Acclaimed Japanese auteur Hirokazu Kore-eda returns a year after his critical success Shoplifters, with his first foreign language leap, The Truth, a surprisingly French, wry, dreamy melodrama starring Juliette Binoche and Catherine Deneuve. Deneuve tackles Fabienne, a sour actress with an inflated ego and even sharper tongue, far more preoccupied with stardom than those around her. Binoche plays Lumir, Fabienne’s acerbic, blazer-clad, slightly resentful daughter, who leads a fulfilling life outside her mother’s chilly microcosm with husband Hank (Ethan Hawke) and their daughter, Charlotte (Clémentine Grenier).
As the soft flush of fall daybreak streams through the window in The Truth’s opening shot, it pans over to Lumir and her family arriving at Fabienne’s Paris home to celebrate the release of her memoir, ironically titled, The Truth. After the first few it becomes clear that Fabienne, the frosty, washed-up French actress, struggles with the truth, leaving important people out of her biography and embellishing on events that never happened.
The matriarch of uncomfortable truths, Joan Didion, once wrote, “Memory fades, memory adjusts, memory conforms to what we think we remember.” And therein lies the film’s modest, uncomplicated premise: how memories themselves can betray us, lapsed and changed by the fog of time, nostalgia and perspective.
On some level, both Fabienne and Lumir suffer from a thwarted view of the truth. Fabienne is far too proud, consumed by an oblique, attractive truth thicker than the trail of her cigarette’s smoke. In the mind of the professional liar, the tirelessly devoted actress–memories don’t need to be steeped in reality at all.
Lumir, however, exhibits a more biased, yet altogether leveled view of the truth. Now a successful screenwriter, fulfilled by her career and personal life, the singular missing piece in her life is the neglect she still feels by her mother’s lifelong ambivalence as a parent. This begins fraying her recollections of her own childhood, as her lifelong grudge begins to fracture her own memories.
She forgets the affection she once felt for her mother. It’s clear, however, that of the two, Fabienne has the worst relationship with the truth. One scene between the two illustrates this difficult dichotomy perfectly:
“I can’t find any truth here.”
“I’m an actress. I won’t tell the naked truth. It’s far from interesting.”
Lumir jabs back: “Why don’t you mention Sarah one single time?”
“My memories. My book. I can pick and choose, can’t I?”
Sarah is the subject of much disarray between Fabienne and Lumir. And while Kore-eda never explicitly tell us who she was, we conclude she was a contemporary of Fabienne’s, and on some level, a maternal figure to young Lumir. The stifling talent Sarah exhibited so early in her youth still haunts the all too-proud Fabienne while her absence continues to chase Lumir all these years down the road.
The two are dually haunted by Sarah’s departure, which Kore-eda alludes to, but never fully admits ended in her death.
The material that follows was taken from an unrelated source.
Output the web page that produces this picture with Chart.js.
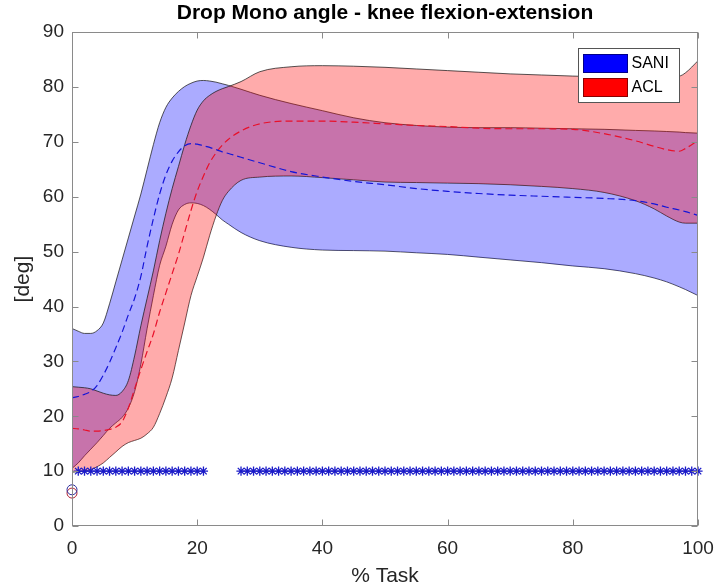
<!DOCTYPE html>
<html><head><meta charset="utf-8">
<script src="https://cdn.jsdelivr.net/npm/chart.js@4.4.0/dist/chart.umd.min.js"></script>
<style>html,body{margin:0;padding:0;background:#fff;}canvas{display:block;}</style>
</head><body>
<canvas id="c" width="715" height="587"></canvas>
<script>
const chartTitle = 'Drop Mono angle - knee flexion-extension';
const xLabel = '% Task';
const yLabel = '[deg]';
const seriesNames = ['SANI', 'ACL'];
const xTicks = [0, 20, 40, 60, 80, 100];
const yTicks = [0, 10, 20, 30, 40, 50, 60, 70, 80, 90];

const taskPct = [0,1,2,3,4,5,6,7,8,9,10,11,12,13,14,15,16,17,18,19,20,21,22,23,24,25,27,30,35,40,45,50,55,60,65,70,75,80,85,90,93,95,97,98,100];

const saniUpper = [36,35.5,35.1,35.1,35.6,37,40.5,44.5,48.5,52.5,56.5,60.5,65,69.5,73.5,76.3,78,79.2,80.1,80.7,81.1,81.2,81.1,80.9,80.6,80.3,79.6,78.5,77,75.7,74.4,73.5,73,72.7,72.6,72.6,72.5,72.4,72.3,72.1,72,71.9,71.8,71.7,71.6];
const saniMean  = [23.4,23.6,24,24.5,25.6,27.5,29.8,32.5,35.3,38.5,41.5,45.5,51,56,60.5,64,66.5,68.2,69.3,69.7,69.6,69.3,69,68.6,68.2,67.9,67.2,66.2,64.6,63.6,62.8,62.2,61.5,61,60.6,60.3,60.1,59.9,59.7,59.3,58.7,58.1,57.6,57.3,56.6];
const saniLower = [10.5,11.5,12.8,14,15.2,16.5,17.8,18.8,19.8,21.5,24.5,29.5,36,42,47.5,51,55,57.6,58.6,58.9,58.8,58.4,57.7,56.8,55.8,55,53.5,52,50.8,50.3,50.2,50.1,49.8,49.5,49,48.5,48,47.4,46.9,46,45.2,44.5,43.6,43.1,42];

const aclUpper = [25.4,25.3,25.2,25,24.6,24.2,23.9,23.8,24.5,26.5,31,36.5,41.5,46.5,52,57,61.5,65.5,69.5,73,75.8,77.5,78.5,79.2,79.7,80.1,81,82.8,83.7,83.9,83.8,83.6,83.3,83,82.7,82.4,82.2,82,81.9,81.9,81.9,81.9,82,82.6,84.8];
const aclMean  = [17.8,17.7,17.5,17.3,17.3,17.4,17.6,18,19,21.5,25,28.5,31.8,35,39,42.5,46,49.5,53.5,57.5,61,63.8,66.2,68,69.4,70.5,72,73.3,73.8,73.8,73.6,73.3,73,72.8,72.5,72.4,72.4,72.3,71.5,70.2,69.2,68.6,68.3,68.8,70.3];
const aclLower = [9.8,9.9,10,10.3,10.8,11.5,12.5,13.5,14.5,15.2,15.6,16,16.8,18,20.5,23.5,27,32,37,42,45.5,49,53,56.5,59.3,61,63,63.6,63.8,63.5,63.1,62.7,62.6,62.5,62.4,62.2,61.9,61.5,60.8,59.3,57.8,56.5,55.4,55.2,55.2];

const sigX = [1,2,3,4,5,6,7,8,9,10,11,12,13,14,15,16,17,18,19,20,21,
  27,28,29,30,31,32,33,34,35,36,37,38,39,40,41,42,43,44,45,46,47,48,49,50,
  51,52,53,54,55,56,57,58,59,60,61,62,63,64,65,66,67,68,69,70,71,72,73,74,75,
  76,77,78,79,80,81,82,83,84,85,86,87,88,89,90,91,92,93,94,95,96,97,98,99,100];
const sigLevel = 10;
const saniCircle = [0, 6.6];
const aclCircle = [0, 6.0];

const pts = (xs, ys) => xs.map((x, i) => ({x, y: ys[i]}));
const FONT = "'Liberation Sans', Arial, Helvetica, sans-serif";

const bandLine = {borderColor: 'rgba(20,20,20,0.9)', borderWidth: 0.8, pointRadius: 0, cubicInterpolationMode: 'monotone'};

const datasets = [
  Object.assign({label: 'aclUpper', data: pts(taskPct, aclUpper), fill: 1, backgroundColor: 'rgba(255,0,0,0.33)', order: 1}, bandLine),
  Object.assign({label: 'aclLower', data: pts(taskPct, aclLower), fill: false, order: 1}, bandLine),
  Object.assign({label: 'saniUpper', data: pts(taskPct, saniUpper), fill: 3, backgroundColor: 'rgba(0,0,255,0.33)', order: 2}, bandLine),
  Object.assign({label: 'saniLower', data: pts(taskPct, saniLower), fill: false, order: 2}, bandLine),
  {label: 'saniMean', data: pts(taskPct, saniMean), borderColor: '#1515d8', borderWidth: 1.2, borderDash: [7, 4], pointRadius: 0, fill: false, cubicInterpolationMode: 'monotone', order: 0},
  {label: 'aclMean', data: pts(taskPct, aclMean), borderColor: '#e8102a', borderWidth: 1.2, borderDash: [7, 4], pointRadius: 0, fill: false, cubicInterpolationMode: 'monotone', order: 0},
  {label: 'sig', data: sigX.map(x => ({x, y: sigLevel})), showLine: false, pointStyle: 'star', pointRadius: 4.6, borderColor: '#1a1ac8', borderWidth: 1.3, backgroundColor: '#1a1ac8', clip: false, order: 0},
  {label: 'saniC', data: [{x: saniCircle[0], y: saniCircle[1]}], showLine: false, pointStyle: 'circle', pointRadius: 5, borderColor: '#2a2a9a', borderWidth: 1, backgroundColor: 'rgba(0,0,0,0)', clip: false, order: 0},
  {label: 'aclC', data: [{x: aclCircle[0], y: aclCircle[1]}], showLine: false, pointStyle: 'circle', pointRadius: 5, borderColor: '#b02030', borderWidth: 1, backgroundColor: 'rgba(0,0,0,0)', clip: false, order: 0}
];

const boxPlugin = {
  id: 'matlabBox',
  afterDatasetsDraw(chart) {
    const {ctx, chartArea: a, scales: {x, y}} = chart;
    ctx.save();
    ctx.strokeStyle = '#8a8a8a';
    ctx.lineWidth = 1;
    const L = Math.round(a.left) + 0.5, R = Math.round(a.right) - 0.5, T = Math.round(a.top) + 0.5, B = Math.round(a.bottom) - 0.5;
    ctx.strokeRect(L, T, R - L, B - T);
    const tl = 6;
    ctx.beginPath();
    x.ticks.forEach(t => {
      const p = Math.round(x.getPixelForValue(t.value)) + 0.5;
      ctx.moveTo(p, B); ctx.lineTo(p, B - tl);
      ctx.moveTo(p, T); ctx.lineTo(p, T + tl);
    });
    y.ticks.forEach(t => {
      const p = Math.round(y.getPixelForValue(t.value)) + 0.5;
      ctx.moveTo(L, p); ctx.lineTo(L + tl, p);
      ctx.moveTo(R, p); ctx.lineTo(R - tl, p);
    });
    ctx.stroke();
    // legend
    const bx = Math.round(a.right) - 120 + 0.5, by = Math.round(a.top) + 16 + 0.5, bw = 101, bh = 54;
    ctx.fillStyle = '#ffffff';
    ctx.fillRect(bx, by, bw, bh);
    ctx.strokeStyle = '#555555';
    ctx.strokeRect(bx, by, bw, bh);
    const cols = [['#0000ff', '#00008a'], ['#ff0000', '#8a0000']];
    ctx.font = '16px ' + FONT;
    ctx.textBaseline = 'middle';
    ctx.textAlign = 'left';
    seriesNames.forEach((n, i) => {
      const py = by + 6 + i * 24;
      ctx.fillStyle = cols[i][0];
      ctx.fillRect(bx + 5, py, 44, 18);
      ctx.strokeStyle = cols[i][1];
      ctx.strokeRect(bx + 5, py, 44, 18);
      ctx.fillStyle = '#000';
      ctx.fillText(n, bx + 53, py + 9.5);
    });
    ctx.restore();
  }
};

new Chart(document.getElementById('c'), {
  type: 'line',
  data: {datasets},
  options: {
    responsive: false,
    animation: false,
    devicePixelRatio: 1,
    layout: {padding: {left: 0, right: 17, top: 0, bottom: 0}},
    plugins: {
      legend: {display: false},
      tooltip: {enabled: false},
      title: {display: true, fullSize: false, text: chartTitle, color: '#000', font: {family: FONT, size: 21, weight: 'bold', lineHeight: 1.2}, padding: {top: 1, bottom: 6}},
      filler: {propagate: false}
    },
    scales: {
      x: {
        type: 'linear', min: 0, max: 100,
        afterBuildTicks: s => { s.ticks = xTicks.map(v => ({value: v})); },
        afterFit: s => { s.height = 61; s.paddingLeft = 0; s.paddingRight = 0; },
        grid: {display: false, drawTicks: false},
        border: {display: false},
        ticks: {color: '#262626', font: {family: FONT, size: 19}, padding: 11, maxRotation: 0},
        title: {display: true, text: xLabel, color: '#262626', font: {family: FONT, size: 21, lineHeight: 1}, padding: {top: 0, bottom: 0}}
      },
      y: {
        type: 'linear', min: 0, max: 90,
        afterBuildTicks: s => { s.ticks = yTicks.map(v => ({value: v})); },
        afterFit: s => { s.width = 72; },
        grid: {display: false, drawTicks: false},
        border: {display: false},
        ticks: {color: '#262626', font: {family: FONT, size: 19}, padding: 8},
        title: {display: true, text: yLabel, color: '#262626', font: {family: FONT, size: 21, lineHeight: 1}, padding: {top: 13, bottom: 0}}
      }
    }
  },
  plugins: [boxPlugin]
});
</script>
</body></html>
Her absence begins to fill the screen, consuming all dialogue and silence between Lumir and Fabienne. Emotions, however, don’t bubble to the surface until the actress feels the urgency to fittingly take on the melodrama, “Memories of My Mother,” and finds herself confronting past ghosts.
As The Truth hammers on with it’s quick, nonchalant French quips, it becomes clear that this isn’t simply a film about how memories betray us — it’s an exploration of grief. A beautiful one at that.
While the subject matter may seem heavy, the film doesn’t ever tonally plunge into the maudlin, it floats on the surface through wit, telling conversations, familial sounds of laughter, and the peaceful, privileged setting of Fabienne’s French estate.
The Truth steps out of Kore-eda’s usual depth while at the same time remains bound to his usual thematic albatross: stifled family dynamics. Both Deneuve and Binoche dazzle, shedding layer upon layer of their fractured characters until we arrive at their singular truths.
The Truth makes quiet ripples with what’s left unsaid in dialogue, smiles, and although some critics will argue it’s not Kore-eda at his best: I loved it. While Palme d’Or winner, Shoplifters, was fresh and unconventionally touching, The Truth feels like its French New Wave cousin– a soft love letter to mothers and daughters everywhere.
The Truth is Kore-eda in a different stroke, outside of his native Japan, yet still carries his dreamy cinematic language — one that’s brutally honest but never forgets to tuck us in at night. Sometimes we all need cinema that feels more like a lullaby than a harsh look into life’s trials and tribulations. That’s exactly what The Truth does, puts emotional truth at the forefront while softly reminding of us of the beauty that remains.